Y es que el olfato es el más fino de los sentidos que poseemos. Es 10.000 veces más intenso que el sentido del gusto. De hecho, hasta un 90 % de lo que percibimos como un sabor es en realidad un olor. En general, las mujeres tienen un sentido del olfato más fino que los hombres, y cerca del momento de la ovulación, se agudiza aún más.
En ocasiones asociamos olores con lugares o momentos especiales. Y creemos
que esos lugares o momentos especiales no son pura química, también, sino otra
cosa. Pero no es cierto. Algo tan abstracto como el olor a lluvia es
algo tan prosaico como el tufo a ozono que desprende el aire debido a las
descargas eléctricas de la tormenta: el fuerte aumento de temperatura que
produce un rayo afecta a la propia estructura química del aire, produciéndose
reacciones químicas que crean nuevos compuestos.
O bajemos a algo más terrenal, el sexo. Si acercamos nuestra
nariz a una vagina, hallaremos fragancias siempre distintas, según la mujer con
la que estemos. Y esos olores no siempre estarán asociados a su falta de
higiene (de hecho, el exceso de higiene es peor que la falta de higiene, pues
se destruye la imprescindible flora vaginal). Un mal olor vaginal, por ejemplo,
puede ser producido por lo que se llama vaginitis bacteriana, una
infección que produce compuestos como la trimetilamina, que curiosamente es la
misma sustancia que otorga su olor al pescado poco fresco. También
encontraremos putrescina, que es lo que hallaremos en la carne
putefracta, y cadaverina, que ya os imagináis de dónde procede el
nombre.
En lo tocante a la literatura, uno de los mayores argumentos románticos
para preferir el libro físico al libro digital es el olor que desprenden los
libros, una marca que los hace únicos, una especie de influjo que nos permite mejor
viajar al mundo de sus páginas, como una suerte de droga. Pero si lo analizamos
bajo la lente de un microscopio científico, ¿por qué los libros
huelen como huelen?
El olor de los libros antiguos es el resultado de cientos de compuestos
orgánicos volátiles (VOCs, por sus siglas en inglés) liberados desde el papel
al aire. El principal responsable de que una biblioteca huela como huela es la desintegración
de celulosa del papel de la que están confeccionados los libros. Desde mediados del
siglo XIX, cuando los fabricantes de papel empezaron a usar pasta en lugar
de algodón o lino, la mayoría del papel contiene un compuesto inestable que se
llama lignina (el polímero orgánico más abundante en el mundo vegetal, que desprende olor
a vainilla).
El problema es que este olor tan romántico también es el síntoma de que el
libro se está destruyendo.
Lorena Gibson, un químico de la Universidad de Strathclyde, en Escocia, es la
responsable de un proyecto denominado Patrimonio de olores, en el que se
identifican los problemas de salud de los libros en sus etapas iníciales
gracias al matiz en el olor que desprenden. Incluso están trabajando en un espectrómetro de masas
portátil, una especie de nariz
artificial que localiza las moléculas que causan el olor a humedad.

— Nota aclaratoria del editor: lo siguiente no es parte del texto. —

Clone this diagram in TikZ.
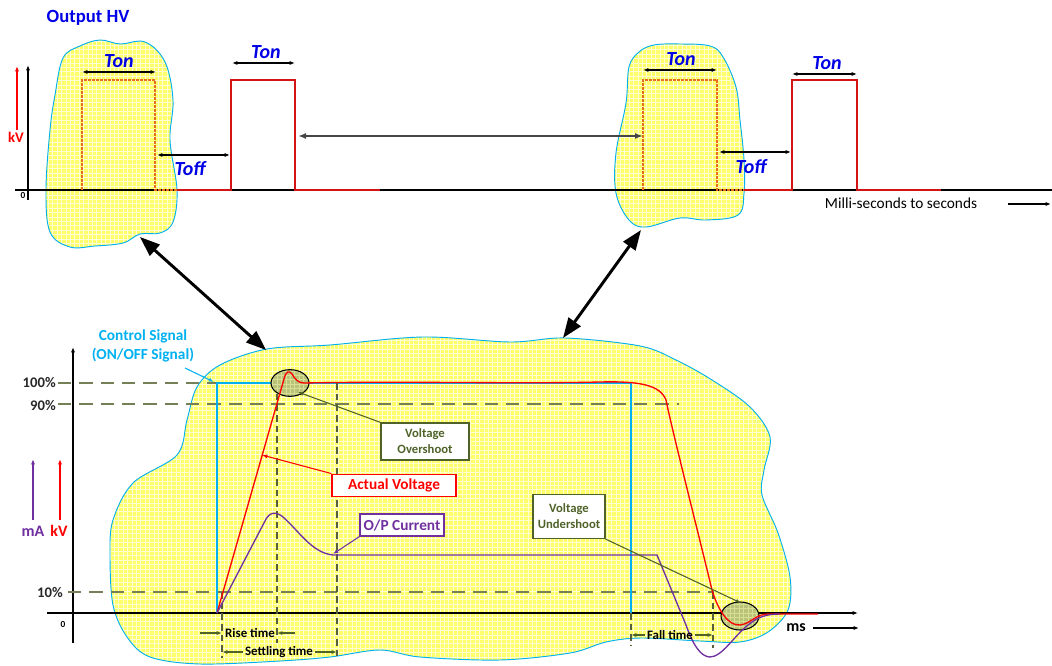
\documentclass[tikz,border=0pt]{standalone}
\usepackage{fontspec}
\setmainfont{Carlito}
\usetikzlibrary{arrows.meta,patterns,shapes.geometric}
\pgfdeclarepatternformonly{finegrid}{\pgfqpoint{-1pt}{-1pt}}{\pgfqpoint{4.3pt}{4.3pt}}{\pgfqpoint{3.3pt}{3.3pt}}
{
  \pgfsetlinewidth{0.75pt}
  \pgfpathmoveto{\pgfqpoint{-0.1pt}{0pt}}
  \pgfpathlineto{\pgfqpoint{3.4pt}{0pt}}
  \pgfpathmoveto{\pgfqpoint{0pt}{-0.1pt}}
  \pgfpathlineto{\pgfqpoint{0pt}{3.4pt}}
  \pgfusepath{stroke}
}
\definecolor{hvblue}{RGB}{0,0,230}
\definecolor{cyanline}{RGB}{0,176,240}
\definecolor{pulsered}{RGB}{210,20,20}
\definecolor{pulseorange}{RGB}{230,110,30}
\definecolor{vred}{RGB}{255,0,0}
\definecolor{curpurple}{RGB}{112,48,160}
\definecolor{olivetext}{RGB}{79,98,40}
\definecolor{olivedash}{RGB}{118,128,88}
\definecolor{olivevert}{RGB}{85,95,60}
\definecolor{blobbase}{RGB}{255,255,105}
\definecolor{blobgrid}{RGB}{255,255,210}
\definecolor{ellbase}{RGB}{185,195,120}
\definecolor{ellgrid}{RGB}{215,222,150}
\definecolor{darkgrey}{RGB}{70,70,70}
\definecolor{lbltext}{RGB}{40,40,40}
\tikzset{
  blobshape/.style={preaction={fill=blobbase},preaction={pattern=finegrid,pattern color=blobgrid},draw=cyanline,line width=0.7pt},
  ellshape/.style={preaction={fill=ellbase},preaction={pattern=finegrid,pattern color=ellgrid},draw=black,line width=0.8pt},
  axisline/.style={draw=black,line width=0.8pt},
  smalltip/.style={-{Latex[length=4pt,width=3pt]}},
  dimarr/.style={black,line width=0.8pt,{Latex[length=4pt,width=3pt]}-{Latex[length=4pt,width=3pt]}},
  tonlbl/.style={text=hvblue,font=\fontsize{15}{16}\selectfont\bfseries\itshape,inner sep=0pt},
  pctlbl/.style={text=lbltext,font=\fontsize{11}{12}\selectfont\bfseries,inner sep=0pt,anchor=east},
  dashref/.style={olivedash,line width=1pt,dash pattern=on 10pt off 6pt},
  dashvert/.style={olivevert,line width=0.8pt,dash pattern=on 5pt off 3pt},
  bigarrow/.style={black,line width=2.2pt,{Triangle[length=15pt,width=11pt]}-{Triangle[length=15pt,width=11pt]}},
  olbox/.style={draw=olivetext,fill=white,line width=0.9pt,text=olivetext,font=\fontsize{9.5}{12}\selectfont\bfseries,align=center,inner sep=0pt},
  timelbl/.style={text=black,font=\fontsize{9.7}{11}\selectfont\bfseries,inner sep=1pt},
  olarr/.style={olivetext,line width=0.8pt,-{Latex[length=4pt,width=3pt]}},
}
\begin{document}
\begin{tikzpicture}[x=0.75pt,y=-0.75pt]
\useasboundingbox (0,0) rectangle (1052,666);
% ---------------- blobs ----------------
\path[blobshape] plot[smooth cycle,tension=0.6] coordinates {(63,58) (80,46) (100,40) (120,44) (145,42) (165,62) (173,100) (170,140) (177,190) (173,222) (160,233) (140,234) (123,243) (95,246) (70,247) (50,232) (46,190) (50,130) (55,95)};
\path[blobshape] plot[smooth cycle,tension=0.6] coordinates {(639,52) (654,45) (680,44) (710,46) (723,57) (736,87) (740,120) (744,160) (744,193) (738,215) (706,220) (680,218) (646,227) (629,220) (616,193) (616,153) (626,103) (629,67)};
\path[blobshape] plot[smooth cycle,tension=0.55] coordinates {(267,349) (330,345) (423,337) (510,342) (565,338) (640,346) (676,360) (712,380) (750,407) (770,437) (764,470) (762,495) (778,533) (790,577) (788,610) (768,632) (740,642) (700,641) (641,638) (606,642) (570,653) (500,660) (420,657) (380,650) (330,657) (280,661) (200,664) (150,657) (127,637) (113,605) (110,555) (113,520) (133,483) (177,455) (187,420) (197,387) (220,365)};
% ---------------- top chart ----------------
\node[text=hvblue,font=\fontsize{14}{16}\selectfont\bfseries,inner sep=0pt] (title) at (88,18) {Output HV};
\draw[axisline] (15,190) -- (1052,190);
\draw[axisline,smalltip] (28,200) -- (28,65);
\draw[vred,line width=1.1pt,smalltip] (17,130) -- (17,66);
\node[text=vred,font=\fontsize{11}{12}\selectfont\bfseries,inner sep=0pt] (kvtop) at (16,137) {kV};
\node[font=\fontsize{7}{8}\selectfont\bfseries,inner sep=0pt] (zerotop) at (23,195) {0};
% pulses
\draw[pulseorange,line width=1pt,dash pattern=on 2pt off 1pt] (82,190) -- (82,80) -- (155,80) -- (155,190) -- (177,190);
\draw[pulsered,line width=1.1pt] (177,190) -- (231,190) -- (231,80) -- (295,80) -- (295,190) -- (380,190);
\draw[pulseorange,line width=1pt,dash pattern=on 2pt off 1pt] (643,190) -- (643,80) -- (717,80) -- (717,190) -- (744,190);
\draw[pulsered,line width=1.1pt] (744,190) -- (792,190) -- (792,80) -- (857,80) -- (857,190) -- (941,190);
% Ton / Toff
\draw[dimarr] (82,72) -- (156,72);
\node[tonlbl] (ton1) at (119,61) {Ton};
\draw[dimarr] (157,155) -- (230,155);
\node[tonlbl] (toff1) at (190,169) {Toff};
\draw[dimarr] (232,63) -- (295,63);
\node[tonlbl] (ton2) at (266,52) {Ton};
\draw[dimarr] (643,70) -- (717,70);
\node[tonlbl] (ton3) at (681,59) {Ton};
\draw[dimarr] (719,152) -- (791,152);
\node[tonlbl] (toff2) at (751,167) {Toff};
\draw[dimarr] (792,74) -- (857,74);
\node[tonlbl] (ton4) at (827,63) {Ton};
\draw[darkgrey,line width=1.3pt,{Latex[length=6pt,width=4.5pt]}-{Latex[length=6pt,width=4.5pt]}] (298,136) -- (643,136);
\node[font=\fontsize{11.5}{13}\selectfont,inner sep=0pt] (millis) at (901,203) {Milli-seconds to seconds};
\coordinate (msA) at (1008,204);
\coordinate (msB) at (1051,204);
\draw[black,line width=0.8pt,smalltip] (msA) -- (msB);
% big arrows
\coordinate (b1top) at (140,237);
\coordinate (b1bot) at (266,350);
\coordinate (b2top) at (641,230);
\coordinate (b2bot) at (563,338);
\draw[bigarrow] (b1top) -- (b1bot);
\draw[bigarrow] (b2top) -- (b2bot);
% ---------------- bottom chart ----------------
\draw[axisline,smalltip] (73,643) -- (73,347);
\draw[axisline,smalltip] (47,613) -- (858,613);
\node[font=\fontsize{7}{8}\selectfont\bfseries,inner sep=0pt] (zerob) at (63,624) {0};
\node[pctlbl] (p100) at (56,383) {100\%};
\node[pctlbl] (p90) at (56,406) {90\%};
\node[pctlbl] (p10) at (63,593) {10\%};
\draw[dashref] (58,383) -- (217,383);
\draw[dashref] (58,404) -- (679,404);
\draw[dashref] (68,592) -- (714,592);
% left unit arrows
\draw[curpurple,line width=1pt,smalltip] (33,520) -- (33,459);
\draw[vred,line width=1pt,smalltip] (60,520) -- (60,459);
\node[text=curpurple,font=\fontsize{12}{13}\selectfont\bfseries,inner sep=0pt] (mA) at (33,531) {mA};
\node[text=vred,font=\fontsize{12}{13}\selectfont\bfseries,inner sep=0pt] (kVb) at (59,531) {kV};
% control signal
\draw[cyanline,line width=1pt] (217,613) -- (217,383) -- (631,383) -- (631,613);
\node[text=cyanline,font=\fontsize{11.5}{14}\selectfont\bfseries,align=center,inner sep=0pt] (ctrl) at (143,346) {Control Signal\\(ON/OFF Signal)};
\coordinate (ctrltip) at (214,382);
\draw[cyanline,line width=0.8pt,-{Latex[length=4pt,width=3pt]}] (185,368) -- (ctrltip);
% dashed verticals
\draw[dashvert] (222,592) -- (222,658);
\draw[dashvert] (277,383) -- (277,643);
\draw[dashvert] (337,383) -- (337,656);
\draw[dashvert] (631,613) -- (631,646);
\draw[dashvert] (713,592) -- (713,648);
% ellipses
\node[ellshape,ellipse,minimum width=28.5pt,minimum height=20pt,inner sep=0pt] (ovell) at (290,383) {};
\node[ellshape,ellipse,minimum width=28.5pt,minimum height=21pt,inner sep=0pt] (unell) at (740,616) {};
% voltage curve
\draw[vred,line width=1pt] (217,613) -- (284,379)
  .. controls (286,371) and (289,370) .. (292,374)
  .. controls (295,379) and (298,383) .. (304,383)
  .. controls (400,381) and (520,384) .. (600,382)
  .. controls (640,381) and (660,385) .. (666,400)
  .. controls (672,430) and (700,540) .. (712,590)
  .. controls (718,610) and (728,626) .. (740,625)
  .. controls (750,624) and (756,614) .. (768,614)
  -- (818,614);
% current curve
\draw[curpurple,line width=1pt] (217,613) -- (265,521)
  .. controls (269,512) and (276,511) .. (283,517)
  .. controls (299,531) and (312,553) .. (333,555)
  -- (657,555) -- (686,625)
  .. controls (693,645) and (701,657) .. (710,657)
  .. controls (722,657) and (734,636) .. (748,625)
  .. controls (758,617) and (766,614) .. (780,614);
% labels boxes
\node[olbox,minimum width=66pt,minimum height=27.75pt] (ovbox) at (425,441.5) {Voltage\\Overshoot};
\draw[olarr] (ovbox.north west) -- (298,392);
\node[draw=vred,fill=white,line width=0.9pt,text=vred,font=\fontsize{11.5}{13}\selectfont\bfseries,minimum width=93pt,minimum height=17pt,inner sep=0pt] (actv) at (394,485.5) {Actual Voltage};
\draw[vred,line width=0.8pt,-{Latex[length=4pt,width=3pt]}] (actv.north west) -- (262,455);
\node[draw=curpurple,fill=white,line width=0.9pt,text=curpurple,font=\fontsize{11.5}{13}\selectfont\bfseries,minimum width=63pt,minimum height=16.5pt,inner sep=0pt] (opc) at (402,525) {O/P Current};
\draw[curpurple,line width=0.8pt,-{Latex[length=4pt,width=3pt]}] (opc.south west) -- (333,554);
\node[olbox,minimum width=54pt,minimum height=33pt] (unbox) at (569,516.5) {Voltage\\Undershoot};
\draw[olarr] (unbox.south east) -- (741,603);
% time labels
\node[timelbl] (rise) at (250,633) {Rise time};
\draw[olarr] (200,633) -- (222,633);
\draw[olarr] (295,633) -- (277,633);
\node[timelbl] (settle) at (279,652) {Settling time};
\draw[olarr] (settle.west) -- (222,652);
\draw[olarr] (settle.east) -- (337,652);
\node[timelbl] (fall) at (670,635) {Fall time};
\draw[olarr] (fall.west) -- (631,635);
\draw[olarr] (fall.east) -- (713,635);
\node[font=\fontsize{12}{13}\selectfont\bfseries,inner sep=0pt] (ms) at (796,628) {ms};
\coordinate (msb1) at (813,628);
\coordinate (msb2) at (859,628);
\draw[black,line width=0.8pt,smalltip] (msb1) -- (msb2);
\end{tikzpicture}
\end{document}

Las moléculas se mueven por un tubo de vuelo, y el movimiento a través del
tubo ayuda a identificar la masa de la molécula. Una vez que los investigadores
han identificado las moléculas que la decadencia de velocidad, pueden trabajar
para detenerlo. “Oliendo” los gases emitidos por 72 documentos antiguos
de los siglos XIX y XX con una nueva técnica llamada degradómica
material, un equipo de científicos británicos y eslovenos ha conseguido
identificar 15 moléculas volátiles que podrían ser buenos marcadores para
cuantificar a ciencia cierta el riesgo de que se degraden la celulosa, la
lignina, la fibra de madera y otros componentes de los libros.
De algún modo, pues, ese olor que tanto nos gusta de los libros es olor a
muerto, a muerte de libro, un síntoma que debería ponernos en guardia si
queremos conservar el libro en cuestión.